Turkey votes on Sunday in a referendum on vastly enlarging the powers of the presidency under Recep Tayyip Erdogan. The result could change the country’s parliamentarian system of governance into a presidential one, influencing all aspects of the country’s future.

The vote, in which millions of Turks will decide whether to replace their parliamentary democracy with an all-powerful presidency, may bring the biggest change in their system of governance since the modern Turkish republic was founded on the ashes of the Ottoman Empire almost a century ago.

Coming 94 years after the foundation of modern Turkey by Mustafa Kemal Ataturk, the referendum is a landmark vote that may affect relations with the West, a peace process with Kurds and dynamics inside Turkish society.

If he wins the referendum, Erdogan will enjoy enhanced powers, be able to appoint ministers and have an entire bureaucracy centralised within his presidential palace.
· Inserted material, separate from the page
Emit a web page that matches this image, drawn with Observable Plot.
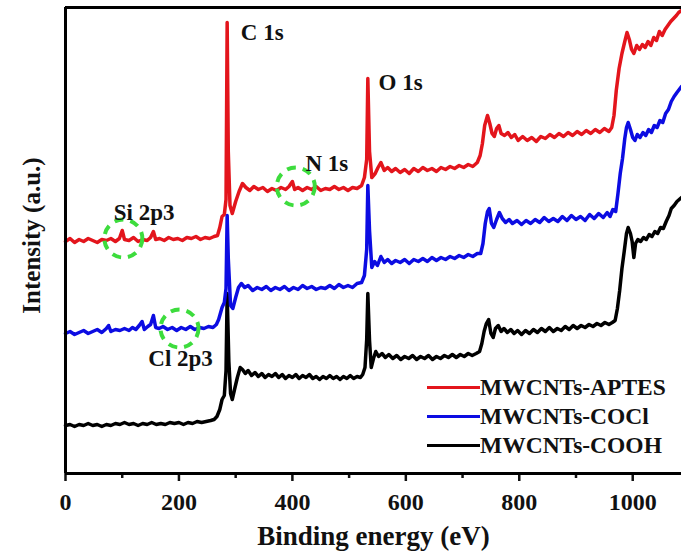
<!DOCTYPE html>
<html><head><meta charset="utf-8">
<script src="https://cdn.jsdelivr.net/npm/d3@7"></script>
<script src="https://cdn.jsdelivr.net/npm/@observablehq/plot@0.6"></script>
<style>
body{margin:0;background:#fff;}
#wrap{position:relative;width:681px;height:555px;font-family:"Liberation Serif","Times New Roman",serif;font-weight:bold;color:#111;}
#legend{position:absolute;left:427px;top:373px;}
.lrow{display:flex;align-items:center;height:29px;font-size:23.5px;line-height:29px;}
.lline{display:inline-block;width:53px;height:3.5px;}
</style></head><body><div id="wrap"></div>
<script>
// XPS survey spectra (binding energy eV, intensity a.u.)
const aptes = [[0,232],[8,235],[16,231],[24,234],[32,232],[40,235],[48,233],[56,231],[64,234],[72,233],[80,235],[88,232],[95,235],[100,243],[104,234],[112,233],[120,236],[128,232],[136,234],[144,233],[150,236],[155,242],[159,234],[166,235],[174,233],[182,236],[190,234],[198,235],[206,233],[214,236],[222,235],[230,237],[238,234],[246,236],[254,235],[262,237],[268,238],[272,246],[276,257],[280,259],[283,274],[285,451],[287,322],[290,268],[294,260],[300,272],[306,282],[312,290],[318,286],[325,283],[332,287],[340,284],[348,286],[356,282],[364,285],[372,283],[380,286],[388,284],[394,287],[400,292],[404,284],[410,286],[418,283],[426,286],[434,284],[442,287],[450,283],[458,285],[466,284],[474,287],[482,284],[490,286],[498,283],[506,286],[514,285],[522,288],[527,296],[531,314],[533,395],[536,322],[540,296],[546,300],[551,306],[556,311],[562,303],[568,306],[575,302],[582,305],[590,301],[598,304],[606,300],[614,305],[622,302],[630,306],[638,303],[646,305],[654,302],[662,306],[670,304],[678,307],[686,305],[694,308],[702,306],[710,309],[718,307],[726,311],[731,318],[735,330],[739,348],[744,358],[748,350],[752,340],[756,337],[760,345],[764,348],[768,340],[774,338],[780,341],[786,336],[792,339],[798,333],[806,337],[814,333],[822,336],[830,332],[838,337],[846,335],[854,339],[862,336],[870,340],[878,337],[886,341],[894,338],[902,342],[910,339],[918,343],[926,340],[934,344],[942,341],[950,345],[958,342],[963,346],[967,358],[971,383],[976,405],[981,420],[986,432],[990,441],[994,434],[998,424],[1002,420],[1007,428],[1012,424],[1017,429],[1022,426],[1027,432],[1032,428],[1037,436],[1042,433],[1047,442],[1052,438],[1057,444],[1062,448],[1067,452],[1072,455],[1077,458],[1081,461],[1086,463]];
const cocl = [[0,140],[8,142],[16,139],[24,141],[32,143],[40,140],[48,142],[56,144],[64,141],[72,145],[76,148],[80,142],[88,144],[96,143],[104,145],[112,143],[118,146],[124,144],[130,148],[135,152],[139,144],[145,147],[150,149],[155,158],[159,146],[165,145],[172,147],[180,144],[188,146],[196,143],[204,146],[212,144],[220,147],[228,144],[236,146],[244,145],[252,147],[260,146],[266,149],[270,154],[276,166],[280,171],[283,185],[285,258],[287,215],[291,168],[295,165],[300,176],[305,186],[310,190],[316,186],[322,188],[330,183],[338,186],[346,184],[354,187],[362,183],[370,186],[378,184],[386,187],[394,183],[402,186],[410,184],[418,188],[426,185],[434,187],[442,184],[450,186],[458,185],[466,188],[474,185],[482,189],[490,186],[498,188],[506,186],[514,190],[522,191],[527,198],[531,224],[533,288],[536,243],[540,206],[545,212],[550,208],[556,217],[562,211],[568,214],[575,210],[582,213],[590,211],[598,214],[606,210],[614,214],[622,212],[630,215],[638,212],[646,216],[654,213],[662,216],[670,214],[678,217],[686,215],[694,218],[702,216],[710,219],[718,217],[726,220],[732,220],[736,230],[740,250],[744,262],[747,265],[751,250],[755,246],[760,254],[765,261],[770,255],[776,251],[782,254],[788,250],[796,253],[804,249],[812,253],[820,250],[828,254],[836,251],[844,256],[852,252],[860,255],[868,252],[876,257],[884,253],[892,258],[900,254],[908,257],[916,253],[924,259],[932,255],[940,260],[948,256],[955,261],[960,257],[965,264],[970,262],[974,280],[978,300],[982,315],[986,335],[989,346],[992,351],[996,344],[1000,336],[1004,333],[1008,339],[1013,336],[1018,341],[1023,338],[1028,344],[1033,341],[1038,348],[1043,346],[1048,353],[1053,351],[1058,360],[1063,364],[1068,372],[1073,377],[1078,381],[1082,384],[1086,387]];
const cooh = [[0,48],[8,49],[16,47],[24,49],[32,48],[40,50],[48,48],[56,49],[64,47],[72,49],[80,48],[88,50],[96,49],[104,51],[112,49],[120,50],[128,48],[136,50],[144,49],[152,51],[160,49],[168,50],[176,49],[184,51],[192,50],[200,51],[208,49],[216,51],[224,50],[232,52],[240,51],[248,52],[256,53],[262,54],[267,57],[272,64],[276,74],[280,78],[283,103],[285,180],[288,112],[291,80],[294,74],[298,84],[303,96],[308,106],[312,104],[317,100],[322,103],[328,98],[334,101],[340,97],[346,100],[352,96],[358,99],[364,97],[370,100],[376,96],[382,99],[388,95],[394,98],[400,96],[406,99],[412,95],[418,98],[424,96],[430,99],[436,95],[442,97],[448,94],[454,97],[460,95],[466,98],[472,95],[478,97],[484,94],[490,97],[496,95],[502,98],[508,95],[514,97],[520,96],[524,99],[528,106],[531,134],[533,180],[536,133],[539,106],[543,115],[547,122],[552,117],[558,120],[564,116],[570,119],[577,115],[584,118],[591,114],[598,117],[605,115],[612,118],[619,114],[626,117],[633,115],[640,118],[647,114],[654,117],[661,115],[668,118],[675,116],[682,119],[689,116],[696,119],[703,117],[710,120],[717,118],[724,120],[730,122],[734,130],[738,142],[742,150],[746,154],[750,140],[754,136],[758,145],[763,148],[768,142],[773,145],[779,141],[785,144],[791,140],[797,143],[804,139],[811,143],[818,140],[825,144],[832,141],[839,145],[846,142],[853,146],[860,142],[867,145],[874,143],[881,147],[888,144],[895,148],[902,145],[909,148],[916,146],[923,149],[930,147],[937,150],[944,148],[951,151],[958,149],[964,151],[969,153],[973,165],[977,183],[981,205],[985,222],[989,240],[992,246],[996,240],[999,232],[1002,216],[1005,230],[1009,234],[1014,232],[1019,236],[1024,234],[1029,239],[1034,237],[1039,242],[1044,240],[1049,246],[1054,245],[1059,252],[1064,258],[1068,265],[1073,268],[1078,272],[1082,274],[1086,276]];

const seriesNames = ["MWCNTs-COOH","MWCNTs-COCl","MWCNTs-APTES"];
const seriesColors = ["#000000","#0c0ce2","#e3151c"];
const legendOrder = ["MWCNTs-APTES","MWCNTs-COCl","MWCNTs-COOH"];

const majorTicks = [0,200,400,600,800,1000];
const minorTicks = [100,300,500,700,900];

const peakLabels = ["C 1s","O 1s","N 1s","Si 2p3","Cl 2p3"];
const peakEnergy = [309,552,423,85,146];
const peakIntensity = [441,391,310,261,115];

const circleEnergy = [102,406,201];
const circleIntensity = [235,287,145];

const xTitle = "Binding energy (eV)";
const yTitle = "Intensity (a.u.)";

const rows = [cooh, cocl, aptes].flatMap((d, k) =>
  d.map(([e, v]) => ({series: seriesNames[k], energy: e, intensity: v})));
const peaks = peakLabels.map((t, i) => ({label: t, energy: peakEnergy[i], intensity: peakIntensity[i]}));
const circles = circleEnergy.map((e, i) => ({energy: e, intensity: circleIntensity[i]}));

const chart = Plot.plot({
  width: 681, height: 555,
  marginLeft: 65, marginRight: 0, marginTop: 7, marginBottom: 82,
  x: {domain: [0, 1086]},
  y: {domain: [0, 466], axis: null},
  color: {domain: seriesNames, range: seriesColors},
  style: {fontFamily: "'Liberation Serif','Times New Roman',serif", fontWeight: "bold", background: "white", color: "#111", overflow: "visible"},
  marks: [
    Plot.axisX({ticks: majorTicks, tickSize: 8, tickPadding: 11, strokeWidth: 2.5, fontSize: 24, label: null, tickFormat: d => String(d)}),
    Plot.axisX({ticks: minorTicks, tickSize: 5, strokeWidth: 2.5, label: null, tickFormat: () => ""}),
    Plot.line(rows, {x: "energy", y: "intensity", z: "series", stroke: "series", strokeWidth: 3.5, strokeLinejoin: "round"}),
    Plot.dot(circles, {x: "energy", y: "intensity", r: 19, stroke: "#3ddc3d", strokeWidth: 4, strokeDasharray: "9,7", fill: "none"}),
    Plot.text(peaks, {x: "energy", y: "intensity", text: "label", textAnchor: "start", fontSize: 23, fontWeight: "bold", fill: "#111"}),
    Plot.ruleX([0], {stroke: "#000", strokeWidth: 3}),
    Plot.ruleY([0], {stroke: "#000", strokeWidth: 3}),
    Plot.ruleY([466], {stroke: "#000", strokeWidth: 3}),
    Plot.text([xTitle], {frameAnchor: "bottom", dy: 71, fontSize: 27, fontWeight: "bold", fill: "#111"}),
    Plot.text([yTitle], {frameAnchor: "left", textAnchor: "middle", rotate: -90, dx: -34, dy: -5, fontSize: 25, fontWeight: "bold", fill: "#111"})
  ]
});

const wrap = document.getElementById("wrap");
wrap.appendChild(chart);
const legend = document.createElement("div");
legend.id = "legend";
legendOrder.forEach(name => {
  const row = document.createElement("div");
  row.className = "lrow";
  const ln = document.createElement("span");
  ln.className = "lline";
  ln.style.background = seriesColors[seriesNames.indexOf(name)];
  const tx = document.createElement("span");
  tx.textContent = name;
  row.appendChild(ln); row.appendChild(tx);
  legend.appendChild(row);
});
wrap.appendChild(legend);
</script></body></html>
Opponents worry that the new system will lack the “checks and balances” that mark the US system, moving the presidency toward one man rule.

The new system would be implemented from November 2019 when presidential and legislative elections would be held simultaneously.

With the clock wound back under the new system Erdogan, who became president in 2014, could take two more terms, allowing him to stay in power until 2029 rather than 2024, currently.

Relations between Turkey, a longstanding candidate to join the European Union, and its EU partners plunged to bitter lows during the referendum campaign as the president lashed out at Europe for what he said was behaviour reminiscent of Nazi Germany.

Never in recent times has Turkey, one of only two Muslim members of the NATO military alliance, been so central to world affairs, from the fight against Islamic State in Syria and Iraq, to Europe’s migrant crisis and Ankara’s shifting allegiances with Moscow and Washington.

The campaign has split the country of 80 million down the middle, its divisions spilling over to the large Turkish diaspora in Europe.

Erdogan assumed the presidency, then a largely ceremonial position, in 2014 after more than a decade as prime minister, and has since continued to dominate politics by force of personality, making no secret of his ambition for greater powers.

He has ridden a wave of patriotism since an abortive coup in July, casting Turkey as at peril from a cocktail of outside forces and in need of strong leadership to see off threats from Islamic State, Kurdish militants, the enemies within who tried to oust him and their foreign backers.

A poll two weeks after the attempted putsch showed him with two-thirds approval, his highest ever, but more recent surveys suggest a much closer race. A narrow majority of Turks will vote “Yes”, two opinion polls suggested on Thursday, putting his support at only a little over 51 percent.